I'm trying to find the generating function of $\frac{2^k}{k!}$, as there is a $k!$ in the denominator, it must be related to $e^x$, then perhaps, just a simple substitution is needed.
The sequence given by $a_k=\frac{2^k}{k!}$ is $\left\{1,2,2,\frac{4}{3},\frac{2}{3},\frac{4}{15},\frac{4}{45},\frac{8}{315},\frac{2}{315},\frac{4}{2835},\frac{4}{14175}\right\}$, the generating functions I proposed are:
$$e^{2x}=\ldots + \frac{4 x^6}{45}+\frac{4 x^5}{15}+\frac{2 x^4}{3}+\frac{4 x^3}{3}+2 x^2+2 x+1$$
$$e^{2^{x}}=\ldots + 2^x+2^{2 x-1}+\frac{1}{3} 2^{3 x-1}+\frac{1}{3} 2^{4 x-3}+\frac{1}{15} 2^{5 x-3}+\frac{1}{45} 2^{6 x-4}+1$$
I know that the coefficients of $e^{2x}$ are exactly the ones in the sequence of $a_k$ and this would show the answer. The problem is that I spent some time thinking about it, I looked at the answers in the back of the book and the generating function was actually $e^{2x}$. I have the answer, but I don't fully understand what's happening.
EDIT: My problem is that using $2x$ is just like a lucky guess. It could be anything, is there any systematic method that shows precisely that $y$ must be $2x$?
I may be pointing out the obvious, but...

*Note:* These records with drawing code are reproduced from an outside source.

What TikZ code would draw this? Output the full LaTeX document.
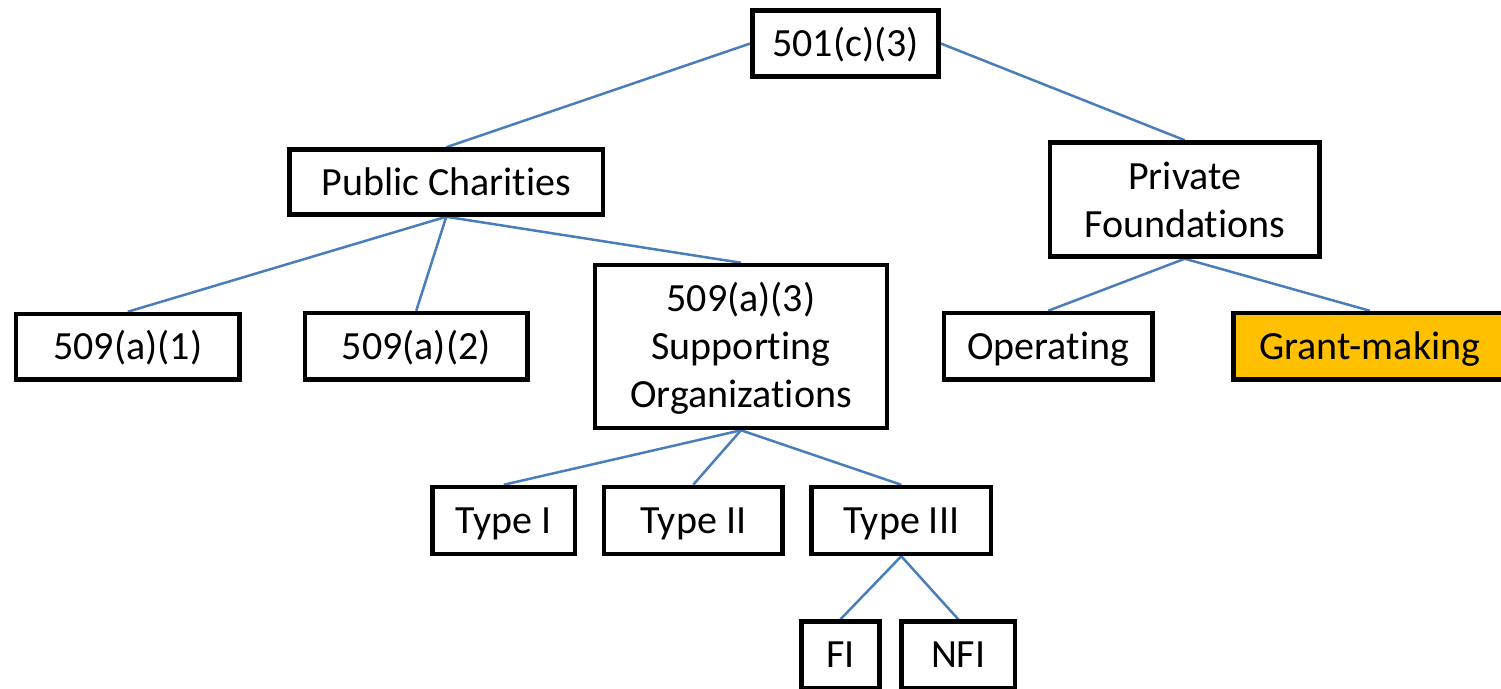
\documentclass[tikz,border=0pt]{standalone}
\usepackage{fontspec}
\setmainfont{Carlito}[Ligatures={NoCommon}]
\usetikzlibrary{backgrounds}
\definecolor{linkblue}{HTML}{4A7EBB}
\definecolor{grantorange}{HTML}{FFC000}
\tikzset{
  box/.style={draw=black, line width=4.5pt, rectangle, inner sep=0pt, align=center,
    font=\fontsize{40}{48}\selectfont, fill=white},
  onebox/.style={box, text height=26pt, text depth=0pt},
  link/.style={draw=linkblue, line width=2.5pt}
}
\begin{document}
\begin{tikzpicture}[x=1pt,y=-1pt]
\useasboundingbox (0,0) rectangle (1501,688);
\node[onebox, minimum width=186pt, minimum height=66pt] (c3) at (845.5,43.5) {501(c)(3)};
\node[onebox, minimum width=313.5pt, minimum height=65pt] (pc) at (446.25,182) {Public Charities};
\node[box, minimum width=269.5pt, minimum height=114pt] (pf) at (1184.75,199.5) {Private\\Foundations};
\node[onebox, minimum width=223.5pt, minimum height=65.5pt] (a1) at (127.75,346.75) {509(a)(1)};
\node[onebox, minimum width=222.5pt, minimum height=66.5pt] (a2) at (416.25,346.25) {509(a)(2)};
\node[box, minimum width=292pt, minimum height=163pt] (a3) at (741,346.5) {\rule{0pt}{33pt}509(a)(3)\\Supporting\\Organizations};
\node[onebox, minimum width=208.5pt, minimum height=66.5pt] (op) at (1048.25,346.25) {Operating};
\node[onebox, fill=grantorange, minimum width=272.5pt, minimum height=66.5pt] (gm) at (1369.75,346.25) {Grant-making};
\node[onebox, minimum width=142.5pt, minimum height=67pt] (t1) at (503.75,520.5) {Type I};
\node[onebox, minimum width=178.5pt, minimum height=67pt] (t2) at (693.25,520.5) {Type II};
\node[onebox, minimum width=179.5pt, minimum height=67pt] (t3) at (901.25,520.5) {Type III};
\node[onebox, minimum width=78pt, minimum height=66.5pt] (fi) at (840.5,654.75) {FI};
\node[onebox, minimum width=113.5pt, minimum height=66.5pt] (nfi) at (958.25,654.75) {NFI};
\begin{scope}[on background layer]
\draw[link] (c3.west) -- (pc.north);
\draw[link] (c3.east) -- (pf.north);
\draw[link] (pc.south) -- (a1.north);
\draw[link] (pc.south) -- (a2.north);
\draw[link] (pc.south) -- (a3.north);
\draw[link] (pf.south) -- (op.north);
\draw[link] (pf.south) -- (gm.north);
\draw[link] (a3.south) -- (t1.north);
\draw[link] (a3.south) -- (t2.north);
\draw[link] (a3.south) -- (t3.north);
\draw[link] (t3.south) -- (fi.north);
\draw[link] (t3.south) -- (nfi.north);
\end{scope}
\end{tikzpicture}
\end{document}
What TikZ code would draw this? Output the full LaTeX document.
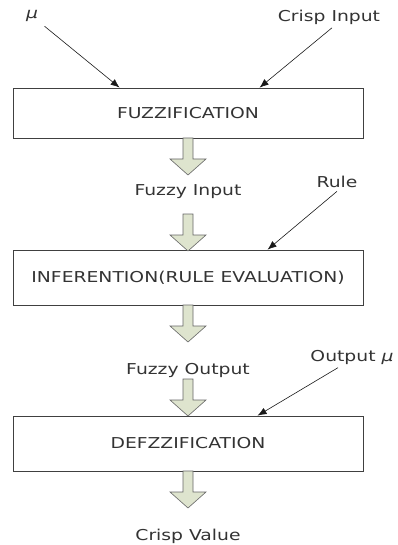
\documentclass[tikz,border=0pt]{standalone}
\usepackage{fontspec}
\setmainfont{DejaVu Sans}[FakeStretch=1.25]
\usepackage{tikz}
\usetikzlibrary{arrows.meta}
\definecolor{arrowfill}{RGB}{222,228,206}
\tikzset{
 stage/.style={draw=black!75, thick, minimum width=350pt, minimum height=50pt, inner sep=0pt, text=black!80, font=\fontsize{15}{17}\selectfont},
 lbl/.style={text=black!80, font=\fontsize{15}{17}\selectfont},
 feed/.style={draw=black!90, semithick, -{Latex[length=9pt,width=7pt]}},
 fatarrow/.pic={\draw[draw=black!60, semithick, fill=arrowfill] (-5,0) -- (5,0) -- (5,21) -- (18,21) -- (0,37) -- (-18,21) -- (-5,21) -- cycle;}
}

\begin{document}
\begin{tikzpicture}[x=1pt, y=-1pt]
\useasboundingbox (0,0) rectangle (397,545);
% stages
\node[stage] (fuzz) at (188,113) {FUZZIFICATION};
\node[stage, minimum height=55pt] (infer) at (188,277.5) {INFERENTION(RULE EVALUATION)};
\node[stage, minimum height=55pt] (defuzz) at (188,443.5) {DEFZZIFICATION};
% labels
\node[lbl] (mu) at (32,16) {\textit{μ}};
\node[lbl] (crisp) at (329,17) {Crisp Input};
\node[lbl] (fin) at (188,192) {Fuzzy Input};
\node[lbl] (rule) at (337,182) {Rule};
\node[lbl] (fout) at (188,370) {Fuzzy Output};
\node[lbl] (outmu) at (352,357) {Output \textit{μ}};
\node[lbl] (cval) at (188,536) {Crisp Value};
% inputs
\draw[feed, shorten <=4pt] (mu) -- ([xshift=107pt]fuzz.north west);
\draw[feed] ([xshift=3pt]crisp.south) -- ([xshift=247pt]fuzz.north west);
\draw[feed] (rule.south) -- ([xshift=255pt]infer.north west);
\draw[feed] ([xshift=-14pt]outmu.south) -- ([xshift=245pt]defuzz.north west);
% flow
\foreach \top in {138,214,305,379,471}
 \pic at (188,\top) {fatarrow};
\end{tikzpicture}
\end{document}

Set $y=2x$. Then $$ 1+y+\frac{y^2}{2!}+\frac{y^3}{3!}+\dots = 1+2x+\frac{(2x)^2}{2!}+\frac{2x^3}{3!}+\dots = 1+2x+\frac{2^2}{2!}x^2+\frac{2^3}{3!}x^3+\dots $$
Set $z=2^x$. Then, $$ 1+z+\frac{z^2}{2}+\frac{z^3}{3!}+\dots = 1+2^x+\frac{2^{2x}}{2!}+\frac{2^{3x}}{3!}+\dots $$ It is possible to use $2^x=e^{x\log 2}$ to transform this further into an ordinary power series, but I think that from these substitutions you can already see why things aren't turning out as you expected.